**MATERIAL PROVIDED**

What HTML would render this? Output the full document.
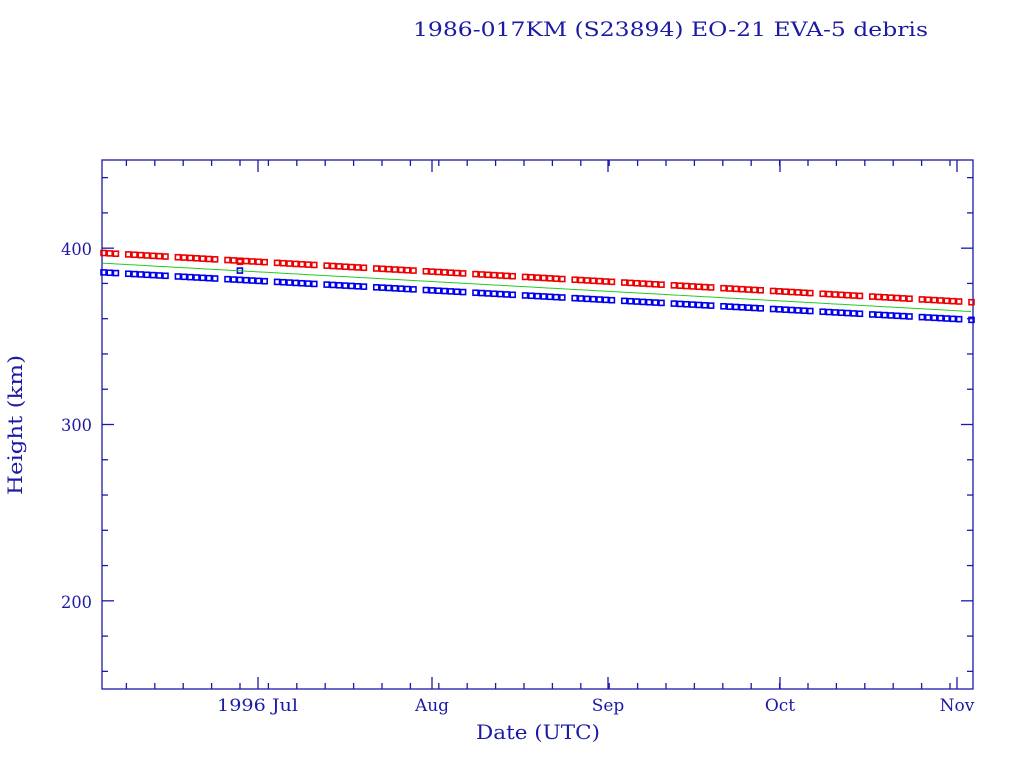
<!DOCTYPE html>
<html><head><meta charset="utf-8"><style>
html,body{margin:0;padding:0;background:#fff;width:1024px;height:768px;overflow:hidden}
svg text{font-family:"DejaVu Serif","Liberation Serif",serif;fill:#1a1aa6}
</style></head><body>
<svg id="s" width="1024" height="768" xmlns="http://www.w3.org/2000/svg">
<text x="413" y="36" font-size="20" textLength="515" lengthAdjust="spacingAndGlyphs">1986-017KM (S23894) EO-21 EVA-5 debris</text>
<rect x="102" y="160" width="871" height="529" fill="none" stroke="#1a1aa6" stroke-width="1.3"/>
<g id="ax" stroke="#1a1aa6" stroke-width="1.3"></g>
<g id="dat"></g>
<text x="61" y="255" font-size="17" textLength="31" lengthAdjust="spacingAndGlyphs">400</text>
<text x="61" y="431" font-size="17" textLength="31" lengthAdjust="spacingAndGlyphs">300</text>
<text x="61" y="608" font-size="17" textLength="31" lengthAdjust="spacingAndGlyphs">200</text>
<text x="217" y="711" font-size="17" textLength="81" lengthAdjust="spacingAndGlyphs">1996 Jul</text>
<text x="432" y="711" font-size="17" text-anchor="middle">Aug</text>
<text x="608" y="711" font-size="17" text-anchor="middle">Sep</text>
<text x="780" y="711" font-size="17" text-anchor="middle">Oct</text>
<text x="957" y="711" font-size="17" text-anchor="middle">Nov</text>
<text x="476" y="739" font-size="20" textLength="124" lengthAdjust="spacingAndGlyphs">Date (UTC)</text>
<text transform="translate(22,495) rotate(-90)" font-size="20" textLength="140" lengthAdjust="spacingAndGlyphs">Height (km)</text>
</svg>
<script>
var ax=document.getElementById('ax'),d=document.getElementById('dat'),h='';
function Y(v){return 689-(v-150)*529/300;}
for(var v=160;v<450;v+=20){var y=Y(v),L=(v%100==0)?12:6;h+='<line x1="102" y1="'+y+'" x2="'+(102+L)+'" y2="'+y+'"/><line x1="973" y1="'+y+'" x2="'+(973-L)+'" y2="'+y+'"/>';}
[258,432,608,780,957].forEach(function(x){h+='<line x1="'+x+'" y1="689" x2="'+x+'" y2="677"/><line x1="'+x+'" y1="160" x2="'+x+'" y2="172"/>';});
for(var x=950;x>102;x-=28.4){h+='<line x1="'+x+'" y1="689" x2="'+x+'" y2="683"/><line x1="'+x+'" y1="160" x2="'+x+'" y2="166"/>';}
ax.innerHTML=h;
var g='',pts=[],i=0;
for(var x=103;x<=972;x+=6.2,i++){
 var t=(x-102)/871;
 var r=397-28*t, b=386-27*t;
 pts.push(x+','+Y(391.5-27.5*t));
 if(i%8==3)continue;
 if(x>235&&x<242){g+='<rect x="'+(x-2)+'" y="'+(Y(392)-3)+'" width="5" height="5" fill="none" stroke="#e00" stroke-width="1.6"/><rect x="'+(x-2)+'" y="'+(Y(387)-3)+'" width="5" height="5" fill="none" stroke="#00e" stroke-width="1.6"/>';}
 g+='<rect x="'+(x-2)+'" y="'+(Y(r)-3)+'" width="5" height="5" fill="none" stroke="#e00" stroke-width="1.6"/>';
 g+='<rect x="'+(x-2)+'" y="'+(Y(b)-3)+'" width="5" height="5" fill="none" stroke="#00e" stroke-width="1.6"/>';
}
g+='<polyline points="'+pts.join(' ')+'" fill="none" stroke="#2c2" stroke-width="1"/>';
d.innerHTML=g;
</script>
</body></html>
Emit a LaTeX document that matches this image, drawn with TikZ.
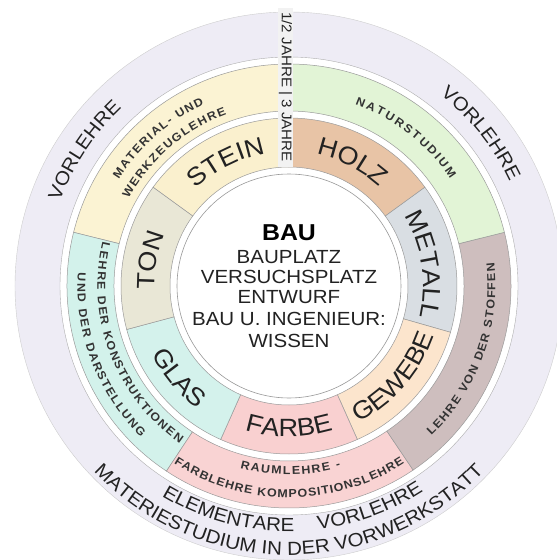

**PROBLEM DESCRIPTION**
Would you mind returning each entry above word for word, skipping the images?

**RESPONSE BELOW**
What HTML would render this? Output the full document.
<!DOCTYPE html>
<html><head><meta charset="utf-8"><style>
html,body{margin:0;padding:0;background:#fff;width:1024px;height:768px;overflow:hidden}
svg text{font-family:"DejaVu Serif","Liberation Serif",serif;fill:#1a1aa6}
</style></head><body>
<svg id="s" width="1024" height="768" xmlns="http://www.w3.org/2000/svg">
<text x="413" y="36" font-size="20" textLength="515" lengthAdjust="spacingAndGlyphs">1986-017KM (S23894) EO-21 EVA-5 debris</text>
<rect x="102" y="160" width="871" height="529" fill="none" stroke="#1a1aa6" stroke-width="1.3"/>
<g id="ax" stroke="#1a1aa6" stroke-width="1.3"></g>
<g id="dat"></g>
<text x="61" y="255" font-size="17" textLength="31" lengthAdjust="spacingAndGlyphs">400</text>
<text x="61" y="431" font-size="17" textLength="31" lengthAdjust="spacingAndGlyphs">300</text>
<text x="61" y="608" font-size="17" textLength="31" lengthAdjust="spacingAndGlyphs">200</text>
<text x="217" y="711" font-size="17" textLength="81" lengthAdjust="spacingAndGlyphs">1996 Jul</text>
<text x="432" y="711" font-size="17" text-anchor="middle">Aug</text>
<text x="608" y="711" font-size="17" text-anchor="middle">Sep</text>
<text x="780" y="711" font-size="17" text-anchor="middle">Oct</text>
<text x="957" y="711" font-size="17" text-anchor="middle">Nov</text>
<text x="476" y="739" font-size="20" textLength="124" lengthAdjust="spacingAndGlyphs">Date (UTC)</text>
<text transform="translate(22,495) rotate(-90)" font-size="20" textLength="140" lengthAdjust="spacingAndGlyphs">Height (km)</text>
</svg>
<script>
var ax=document.getElementById('ax'),d=document.getElementById('dat'),h='';
function Y(v){return 689-(v-150)*529/300;}
for(var v=160;v<450;v+=20){var y=Y(v),L=(v%100==0)?12:6;h+='<line x1="102" y1="'+y+'" x2="'+(102+L)+'" y2="'+y+'"/><line x1="973" y1="'+y+'" x2="'+(973-L)+'" y2="'+y+'"/>';}
[258,432,608,780,957].forEach(function(x){h+='<line x1="'+x+'" y1="689" x2="'+x+'" y2="677"/><line x1="'+x+'" y1="160" x2="'+x+'" y2="172"/>';});
for(var x=950;x>102;x-=28.4){h+='<line x1="'+x+'" y1="689" x2="'+x+'" y2="683"/><line x1="'+x+'" y1="160" x2="'+x+'" y2="166"/>';}
ax.innerHTML=h;
var g='',pts=[],i=0;
for(var x=103;x<=972;x+=6.2,i++){
 var t=(x-102)/871;
 var r=397-28*t, b=386-27*t;
 pts.push(x+','+Y(391.5-27.5*t));
 if(i%8==3)continue;
 if(x>235&&x<242){g+='<rect x="'+(x-2)+'" y="'+(Y(392)-3)+'" width="5" height="5" fill="none" stroke="#e00" stroke-width="1.6"/><rect x="'+(x-2)+'" y="'+(Y(387)-3)+'" width="5" height="5" fill="none" stroke="#00e" stroke-width="1.6"/>';}
 g+='<rect x="'+(x-2)+'" y="'+(Y(r)-3)+'" width="5" height="5" fill="none" stroke="#e00" stroke-width="1.6"/>';
 g+='<rect x="'+(x-2)+'" y="'+(Y(b)-3)+'" width="5" height="5" fill="none" stroke="#00e" stroke-width="1.6"/>';
}
g+='<polyline points="'+pts.join(' ')+'" fill="none" stroke="#2c2" stroke-width="1"/>';
d.innerHTML=g;
</script>
</body></html>
Emit a LaTeX document that matches this image, drawn with TikZ.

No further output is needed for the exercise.